-- Directive --
Write out the material again exactly, please, and omit the pictures.

§ §

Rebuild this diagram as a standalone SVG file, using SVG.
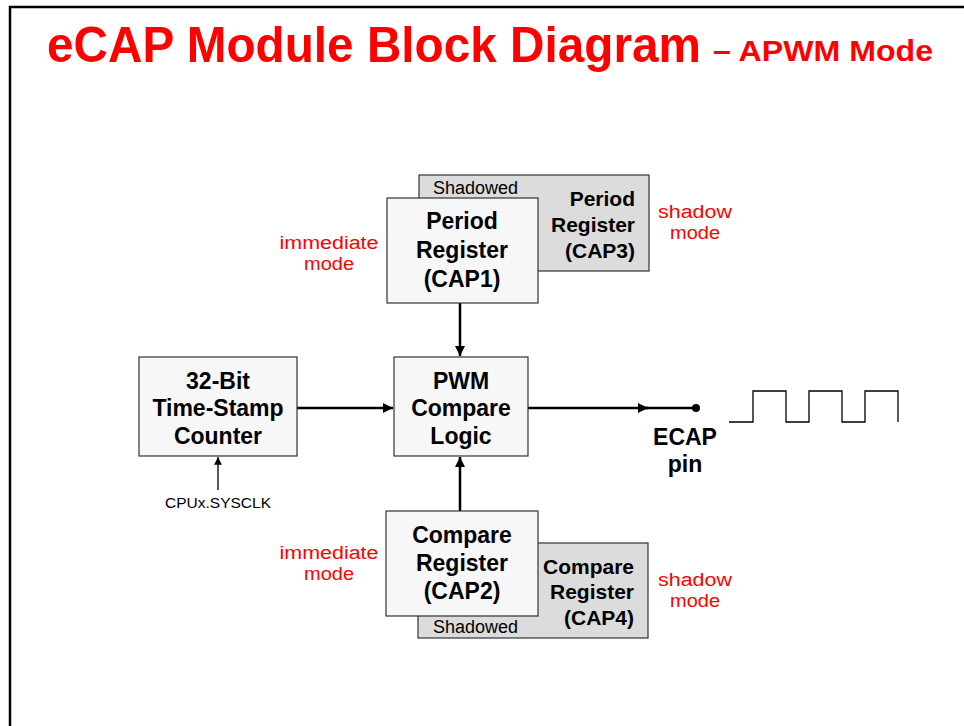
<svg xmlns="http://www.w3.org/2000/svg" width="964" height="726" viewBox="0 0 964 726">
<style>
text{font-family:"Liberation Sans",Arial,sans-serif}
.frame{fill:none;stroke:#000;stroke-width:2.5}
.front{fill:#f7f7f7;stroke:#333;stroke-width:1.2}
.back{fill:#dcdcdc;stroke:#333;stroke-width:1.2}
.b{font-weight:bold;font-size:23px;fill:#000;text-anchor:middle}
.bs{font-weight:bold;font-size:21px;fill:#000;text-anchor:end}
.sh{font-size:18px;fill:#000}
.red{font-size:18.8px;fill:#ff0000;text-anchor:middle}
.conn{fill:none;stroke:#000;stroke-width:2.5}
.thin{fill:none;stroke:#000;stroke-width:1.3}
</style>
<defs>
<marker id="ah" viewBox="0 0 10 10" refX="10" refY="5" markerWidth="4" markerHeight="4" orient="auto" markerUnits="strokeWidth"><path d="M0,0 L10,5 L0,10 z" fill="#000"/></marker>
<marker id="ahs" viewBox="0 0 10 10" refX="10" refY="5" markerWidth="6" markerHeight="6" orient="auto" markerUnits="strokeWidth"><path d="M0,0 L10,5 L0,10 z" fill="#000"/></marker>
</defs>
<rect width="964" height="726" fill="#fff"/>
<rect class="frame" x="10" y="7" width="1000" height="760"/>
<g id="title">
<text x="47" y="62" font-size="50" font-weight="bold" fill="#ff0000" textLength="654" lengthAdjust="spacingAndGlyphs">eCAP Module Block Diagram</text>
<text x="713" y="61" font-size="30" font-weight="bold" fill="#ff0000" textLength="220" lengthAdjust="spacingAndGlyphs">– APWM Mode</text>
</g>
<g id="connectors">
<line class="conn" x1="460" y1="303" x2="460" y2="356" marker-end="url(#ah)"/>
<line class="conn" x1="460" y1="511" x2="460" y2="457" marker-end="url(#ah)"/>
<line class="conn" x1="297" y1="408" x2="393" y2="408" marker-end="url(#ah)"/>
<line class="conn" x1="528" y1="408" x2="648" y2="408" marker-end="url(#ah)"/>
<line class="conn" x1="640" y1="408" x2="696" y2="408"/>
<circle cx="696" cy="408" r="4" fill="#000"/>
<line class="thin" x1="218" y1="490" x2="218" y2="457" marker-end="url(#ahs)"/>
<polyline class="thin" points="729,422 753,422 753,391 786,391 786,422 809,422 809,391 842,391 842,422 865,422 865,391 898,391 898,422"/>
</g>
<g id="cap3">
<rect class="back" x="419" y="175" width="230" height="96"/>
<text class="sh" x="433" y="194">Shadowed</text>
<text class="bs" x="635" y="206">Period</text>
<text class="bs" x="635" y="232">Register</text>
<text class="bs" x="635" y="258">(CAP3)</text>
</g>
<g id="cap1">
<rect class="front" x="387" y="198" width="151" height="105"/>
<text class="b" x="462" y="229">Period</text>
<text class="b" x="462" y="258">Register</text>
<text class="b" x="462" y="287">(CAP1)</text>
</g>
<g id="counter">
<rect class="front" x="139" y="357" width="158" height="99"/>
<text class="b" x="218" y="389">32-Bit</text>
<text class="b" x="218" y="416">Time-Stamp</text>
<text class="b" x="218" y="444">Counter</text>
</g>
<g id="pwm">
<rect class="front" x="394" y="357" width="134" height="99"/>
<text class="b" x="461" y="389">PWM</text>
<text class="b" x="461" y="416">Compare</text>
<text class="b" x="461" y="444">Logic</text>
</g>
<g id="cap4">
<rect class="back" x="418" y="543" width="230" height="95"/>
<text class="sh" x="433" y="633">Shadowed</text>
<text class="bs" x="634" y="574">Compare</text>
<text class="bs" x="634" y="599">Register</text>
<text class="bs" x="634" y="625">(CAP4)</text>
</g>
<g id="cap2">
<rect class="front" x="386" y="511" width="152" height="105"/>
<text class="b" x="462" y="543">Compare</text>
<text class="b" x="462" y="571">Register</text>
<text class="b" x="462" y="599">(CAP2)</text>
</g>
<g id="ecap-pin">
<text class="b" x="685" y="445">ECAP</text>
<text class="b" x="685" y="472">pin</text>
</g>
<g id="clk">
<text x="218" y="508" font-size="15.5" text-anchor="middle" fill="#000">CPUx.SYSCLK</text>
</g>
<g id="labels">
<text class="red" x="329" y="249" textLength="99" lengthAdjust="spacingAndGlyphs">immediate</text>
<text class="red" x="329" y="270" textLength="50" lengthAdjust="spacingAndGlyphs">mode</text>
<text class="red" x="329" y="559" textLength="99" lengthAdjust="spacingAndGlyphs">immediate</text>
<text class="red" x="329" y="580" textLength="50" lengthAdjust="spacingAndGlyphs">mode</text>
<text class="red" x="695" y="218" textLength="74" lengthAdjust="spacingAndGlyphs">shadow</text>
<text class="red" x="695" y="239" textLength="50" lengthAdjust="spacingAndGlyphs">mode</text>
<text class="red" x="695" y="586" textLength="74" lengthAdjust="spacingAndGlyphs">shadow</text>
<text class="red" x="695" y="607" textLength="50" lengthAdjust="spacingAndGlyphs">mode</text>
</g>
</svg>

§ §

-- Finished task --
Rebuild this diagram as a standalone SVG file, using SVG.
<svg xmlns="http://www.w3.org/2000/svg" width="964" height="726" viewBox="0 0 964 726">
<style>
text{font-family:"Liberation Sans",Arial,sans-serif}
.frame{fill:none;stroke:#000;stroke-width:2.5}
.front{fill:#f7f7f7;stroke:#333;stroke-width:1.2}
.back{fill:#dcdcdc;stroke:#333;stroke-width:1.2}
.b{font-weight:bold;font-size:23px;fill:#000;text-anchor:middle}
.bs{font-weight:bold;font-size:21px;fill:#000;text-anchor:end}
.sh{font-size:18px;fill:#000}
.red{font-size:18.8px;fill:#ff0000;text-anchor:middle}
.conn{fill:none;stroke:#000;stroke-width:2.5}
.thin{fill:none;stroke:#000;stroke-width:1.3}
</style>
<defs>
<marker id="ah" viewBox="0 0 10 10" refX="10" refY="5" markerWidth="4" markerHeight="4" orient="auto" markerUnits="strokeWidth"><path d="M0,0 L10,5 L0,10 z" fill="#000"/></marker>
<marker id="ahs" viewBox="0 0 10 10" refX="10" refY="5" markerWidth="6" markerHeight="6" orient="auto" markerUnits="strokeWidth"><path d="M0,0 L10,5 L0,10 z" fill="#000"/></marker>
</defs>
<rect width="964" height="726" fill="#fff"/>
<rect class="frame" x="10" y="7" width="1000" height="760"/>
<g id="title">
<text x="47" y="62" font-size="50" font-weight="bold" fill="#ff0000" textLength="654" lengthAdjust="spacingAndGlyphs">eCAP Module Block Diagram</text>
<text x="713" y="61" font-size="30" font-weight="bold" fill="#ff0000" textLength="220" lengthAdjust="spacingAndGlyphs">– APWM Mode</text>
</g>
<g id="connectors">
<line class="conn" x1="460" y1="303" x2="460" y2="356" marker-end="url(#ah)"/>
<line class="conn" x1="460" y1="511" x2="460" y2="457" marker-end="url(#ah)"/>
<line class="conn" x1="297" y1="408" x2="393" y2="408" marker-end="url(#ah)"/>
<line class="conn" x1="528" y1="408" x2="648" y2="408" marker-end="url(#ah)"/>
<line class="conn" x1="640" y1="408" x2="696" y2="408"/>
<circle cx="696" cy="408" r="4" fill="#000"/>
<line class="thin" x1="218" y1="490" x2="218" y2="457" marker-end="url(#ahs)"/>
<polyline class="thin" points="729,422 753,422 753,391 786,391 786,422 809,422 809,391 842,391 842,422 865,422 865,391 898,391 898,422"/>
</g>
<g id="cap3">
<rect class="back" x="419" y="175" width="230" height="96"/>
<text class="sh" x="433" y="194">Shadowed</text>
<text class="bs" x="635" y="206">Period</text>
<text class="bs" x="635" y="232">Register</text>
<text class="bs" x="635" y="258">(CAP3)</text>
</g>
<g id="cap1">
<rect class="front" x="387" y="198" width="151" height="105"/>
<text class="b" x="462" y="229">Period</text>
<text class="b" x="462" y="258">Register</text>
<text class="b" x="462" y="287">(CAP1)</text>
</g>
<g id="counter">
<rect class="front" x="139" y="357" width="158" height="99"/>
<text class="b" x="218" y="389">32-Bit</text>
<text class="b" x="218" y="416">Time-Stamp</text>
<text class="b" x="218" y="444">Counter</text>
</g>
<g id="pwm">
<rect class="front" x="394" y="357" width="134" height="99"/>
<text class="b" x="461" y="389">PWM</text>
<text class="b" x="461" y="416">Compare</text>
<text class="b" x="461" y="444">Logic</text>
</g>
<g id="cap4">
<rect class="back" x="418" y="543" width="230" height="95"/>
<text class="sh" x="433" y="633">Shadowed</text>
<text class="bs" x="634" y="574">Compare</text>
<text class="bs" x="634" y="599">Register</text>
<text class="bs" x="634" y="625">(CAP4)</text>
</g>
<g id="cap2">
<rect class="front" x="386" y="511" width="152" height="105"/>
<text class="b" x="462" y="543">Compare</text>
<text class="b" x="462" y="571">Register</text>
<text class="b" x="462" y="599">(CAP2)</text>
</g>
<g id="ecap-pin">
<text class="b" x="685" y="445">ECAP</text>
<text class="b" x="685" y="472">pin</text>
</g>
<g id="clk">
<text x="218" y="508" font-size="15.5" text-anchor="middle" fill="#000">CPUx.SYSCLK</text>
</g>
<g id="labels">
<text class="red" x="329" y="249" textLength="99" lengthAdjust="spacingAndGlyphs">immediate</text>
<text class="red" x="329" y="270" textLength="50" lengthAdjust="spacingAndGlyphs">mode</text>
<text class="red" x="329" y="559" textLength="99" lengthAdjust="spacingAndGlyphs">immediate</text>
<text class="red" x="329" y="580" textLength="50" lengthAdjust="spacingAndGlyphs">mode</text>
<text class="red" x="695" y="218" textLength="74" lengthAdjust="spacingAndGlyphs">shadow</text>
<text class="red" x="695" y="239" textLength="50" lengthAdjust="spacingAndGlyphs">mode</text>
<text class="red" x="695" y="586" textLength="74" lengthAdjust="spacingAndGlyphs">shadow</text>
<text class="red" x="695" y="607" textLength="50" lengthAdjust="spacingAndGlyphs">mode</text>
</g>
</svg>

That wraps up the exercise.